* **Work required**: Your task is to reproduce, verbatim and without pictures, the lines from the opening of the listing through the line containing "60000,60250];".

* **Given data**:
----------------

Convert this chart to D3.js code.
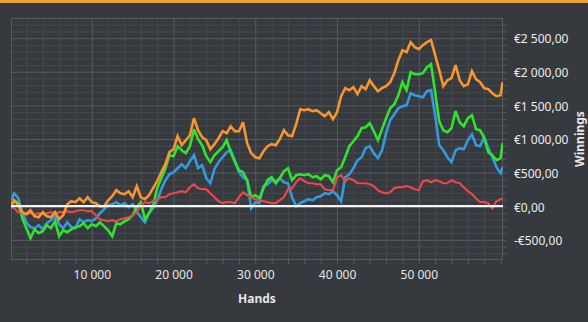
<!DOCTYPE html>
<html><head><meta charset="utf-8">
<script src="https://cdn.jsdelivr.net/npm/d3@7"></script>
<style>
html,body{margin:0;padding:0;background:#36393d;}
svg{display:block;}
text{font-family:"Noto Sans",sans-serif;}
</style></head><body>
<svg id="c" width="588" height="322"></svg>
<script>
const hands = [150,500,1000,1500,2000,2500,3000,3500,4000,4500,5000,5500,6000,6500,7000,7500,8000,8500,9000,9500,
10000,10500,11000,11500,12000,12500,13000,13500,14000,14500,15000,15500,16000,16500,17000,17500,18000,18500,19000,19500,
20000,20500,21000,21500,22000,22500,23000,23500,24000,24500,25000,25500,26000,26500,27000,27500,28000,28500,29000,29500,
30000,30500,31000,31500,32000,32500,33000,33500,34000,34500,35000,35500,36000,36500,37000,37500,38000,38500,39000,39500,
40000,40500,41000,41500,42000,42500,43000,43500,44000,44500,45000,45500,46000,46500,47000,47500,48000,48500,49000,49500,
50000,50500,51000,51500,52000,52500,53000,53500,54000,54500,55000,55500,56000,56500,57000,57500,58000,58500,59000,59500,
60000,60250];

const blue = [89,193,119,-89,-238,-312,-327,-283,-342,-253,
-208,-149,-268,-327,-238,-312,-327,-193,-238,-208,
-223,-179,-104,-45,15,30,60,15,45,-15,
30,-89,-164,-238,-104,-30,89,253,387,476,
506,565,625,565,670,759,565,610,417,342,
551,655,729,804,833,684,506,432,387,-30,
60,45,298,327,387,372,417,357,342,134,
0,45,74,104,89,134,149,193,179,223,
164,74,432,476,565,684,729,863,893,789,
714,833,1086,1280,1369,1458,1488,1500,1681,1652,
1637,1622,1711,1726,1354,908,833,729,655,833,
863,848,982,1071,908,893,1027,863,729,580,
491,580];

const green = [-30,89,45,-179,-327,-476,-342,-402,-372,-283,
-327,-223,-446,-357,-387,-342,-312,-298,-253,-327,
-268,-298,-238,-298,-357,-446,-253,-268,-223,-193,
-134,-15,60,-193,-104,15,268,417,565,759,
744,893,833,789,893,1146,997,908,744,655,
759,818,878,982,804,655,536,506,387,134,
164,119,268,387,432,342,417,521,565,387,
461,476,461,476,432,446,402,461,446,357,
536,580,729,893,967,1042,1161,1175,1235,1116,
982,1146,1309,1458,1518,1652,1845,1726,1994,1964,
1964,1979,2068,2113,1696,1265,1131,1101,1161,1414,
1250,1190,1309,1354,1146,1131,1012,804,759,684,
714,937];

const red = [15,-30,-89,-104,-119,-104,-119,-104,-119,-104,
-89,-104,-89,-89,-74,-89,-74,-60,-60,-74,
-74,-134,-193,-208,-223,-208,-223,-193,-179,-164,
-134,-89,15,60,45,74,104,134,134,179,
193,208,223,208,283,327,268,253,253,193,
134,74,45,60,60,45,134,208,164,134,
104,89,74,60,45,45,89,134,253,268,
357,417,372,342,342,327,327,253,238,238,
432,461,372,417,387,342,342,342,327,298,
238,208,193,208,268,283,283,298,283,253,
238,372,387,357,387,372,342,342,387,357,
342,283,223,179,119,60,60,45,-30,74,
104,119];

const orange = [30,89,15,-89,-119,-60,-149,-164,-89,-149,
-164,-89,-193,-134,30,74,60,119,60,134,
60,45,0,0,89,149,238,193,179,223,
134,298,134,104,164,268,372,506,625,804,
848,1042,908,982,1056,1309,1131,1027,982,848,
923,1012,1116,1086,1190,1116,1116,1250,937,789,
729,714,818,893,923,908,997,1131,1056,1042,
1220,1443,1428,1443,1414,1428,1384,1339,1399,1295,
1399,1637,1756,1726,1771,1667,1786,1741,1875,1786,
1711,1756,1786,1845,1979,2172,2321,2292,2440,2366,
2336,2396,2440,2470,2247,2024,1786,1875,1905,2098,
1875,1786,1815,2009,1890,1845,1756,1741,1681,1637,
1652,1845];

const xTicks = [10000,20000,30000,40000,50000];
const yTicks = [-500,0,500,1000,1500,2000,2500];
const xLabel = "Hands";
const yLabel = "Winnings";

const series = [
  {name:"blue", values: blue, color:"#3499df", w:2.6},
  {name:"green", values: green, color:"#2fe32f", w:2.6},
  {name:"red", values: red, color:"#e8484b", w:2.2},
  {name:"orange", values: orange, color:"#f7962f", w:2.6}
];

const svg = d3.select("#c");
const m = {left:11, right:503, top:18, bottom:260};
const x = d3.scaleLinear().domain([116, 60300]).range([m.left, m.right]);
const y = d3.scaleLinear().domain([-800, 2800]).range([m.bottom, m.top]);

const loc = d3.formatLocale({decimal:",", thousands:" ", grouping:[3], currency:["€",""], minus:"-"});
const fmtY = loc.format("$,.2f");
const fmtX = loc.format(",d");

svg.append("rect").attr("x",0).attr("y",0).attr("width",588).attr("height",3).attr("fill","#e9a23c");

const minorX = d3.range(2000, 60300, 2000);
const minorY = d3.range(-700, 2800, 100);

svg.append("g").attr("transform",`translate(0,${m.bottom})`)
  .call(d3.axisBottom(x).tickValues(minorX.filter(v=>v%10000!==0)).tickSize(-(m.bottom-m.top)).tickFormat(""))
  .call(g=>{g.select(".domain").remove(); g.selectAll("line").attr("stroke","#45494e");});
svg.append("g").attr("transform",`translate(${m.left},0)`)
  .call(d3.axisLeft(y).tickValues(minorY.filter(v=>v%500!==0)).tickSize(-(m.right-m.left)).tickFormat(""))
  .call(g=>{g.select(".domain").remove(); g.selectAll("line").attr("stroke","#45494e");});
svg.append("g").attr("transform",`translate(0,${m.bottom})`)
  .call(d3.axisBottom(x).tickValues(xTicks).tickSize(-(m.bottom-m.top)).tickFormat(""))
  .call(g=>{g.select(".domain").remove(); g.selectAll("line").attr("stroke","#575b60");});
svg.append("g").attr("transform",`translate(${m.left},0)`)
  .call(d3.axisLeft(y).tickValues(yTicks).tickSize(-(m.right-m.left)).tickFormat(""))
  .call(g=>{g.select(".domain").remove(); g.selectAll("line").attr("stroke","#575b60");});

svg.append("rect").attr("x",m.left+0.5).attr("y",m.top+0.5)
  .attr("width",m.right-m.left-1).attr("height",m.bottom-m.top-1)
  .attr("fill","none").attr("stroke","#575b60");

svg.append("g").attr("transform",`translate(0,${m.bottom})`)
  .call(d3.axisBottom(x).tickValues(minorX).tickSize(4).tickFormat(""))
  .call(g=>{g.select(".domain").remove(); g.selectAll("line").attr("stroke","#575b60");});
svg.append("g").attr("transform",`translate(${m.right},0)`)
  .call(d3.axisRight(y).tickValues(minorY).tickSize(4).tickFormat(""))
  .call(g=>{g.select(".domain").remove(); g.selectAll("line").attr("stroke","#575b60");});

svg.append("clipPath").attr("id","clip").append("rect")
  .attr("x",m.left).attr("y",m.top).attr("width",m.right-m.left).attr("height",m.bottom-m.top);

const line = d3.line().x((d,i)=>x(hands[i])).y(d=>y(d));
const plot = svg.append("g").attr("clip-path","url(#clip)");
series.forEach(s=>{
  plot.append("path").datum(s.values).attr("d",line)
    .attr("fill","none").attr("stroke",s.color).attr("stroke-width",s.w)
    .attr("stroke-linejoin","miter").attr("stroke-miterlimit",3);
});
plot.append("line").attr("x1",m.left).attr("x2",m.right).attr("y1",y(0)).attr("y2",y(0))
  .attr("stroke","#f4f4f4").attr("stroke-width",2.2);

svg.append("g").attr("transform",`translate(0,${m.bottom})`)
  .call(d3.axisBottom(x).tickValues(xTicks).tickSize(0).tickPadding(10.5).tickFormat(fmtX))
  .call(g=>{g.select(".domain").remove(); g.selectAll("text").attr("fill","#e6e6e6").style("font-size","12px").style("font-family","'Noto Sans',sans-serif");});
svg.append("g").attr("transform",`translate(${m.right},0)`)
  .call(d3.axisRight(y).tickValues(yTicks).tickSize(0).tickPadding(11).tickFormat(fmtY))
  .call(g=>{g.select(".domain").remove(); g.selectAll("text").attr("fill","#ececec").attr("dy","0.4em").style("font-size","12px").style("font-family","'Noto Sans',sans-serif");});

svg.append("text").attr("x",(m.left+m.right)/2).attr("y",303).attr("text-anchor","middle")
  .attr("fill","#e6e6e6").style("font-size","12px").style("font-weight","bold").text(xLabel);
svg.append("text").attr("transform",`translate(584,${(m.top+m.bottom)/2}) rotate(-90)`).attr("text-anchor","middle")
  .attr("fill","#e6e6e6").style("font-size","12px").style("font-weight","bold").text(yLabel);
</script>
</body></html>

----------------

* **Right answer**:
Convert this chart to D3.js code.
<!DOCTYPE html>
<html><head><meta charset="utf-8">
<script src="https://cdn.jsdelivr.net/npm/d3@7"></script>
<style>
html,body{margin:0;padding:0;background:#36393d;}
svg{display:block;}
text{font-family:"Noto Sans",sans-serif;}
</style></head><body>
<svg id="c" width="588" height="322"></svg>
<script>
const hands = [150,500,1000,1500,2000,2500,3000,3500,4000,4500,5000,5500,6000,6500,7000,7500,8000,8500,9000,9500,
10000,10500,11000,11500,12000,12500,13000,13500,14000,14500,15000,15500,16000,16500,17000,17500,18000,18500,19000,19500,
20000,20500,21000,21500,22000,22500,23000,23500,24000,24500,25000,25500,26000,26500,27000,27500,28000,28500,29000,29500,
30000,30500,31000,31500,32000,32500,33000,33500,34000,34500,35000,35500,36000,36500,37000,37500,38000,38500,39000,39500,
40000,40500,41000,41500,42000,42500,43000,43500,44000,44500,45000,45500,46000,46500,47000,47500,48000,48500,49000,49500,
50000,50500,51000,51500,52000,52500,53000,53500,54000,54500,55000,55500,56000,56500,57000,57500,58000,58500,59000,59500,
60000,60250];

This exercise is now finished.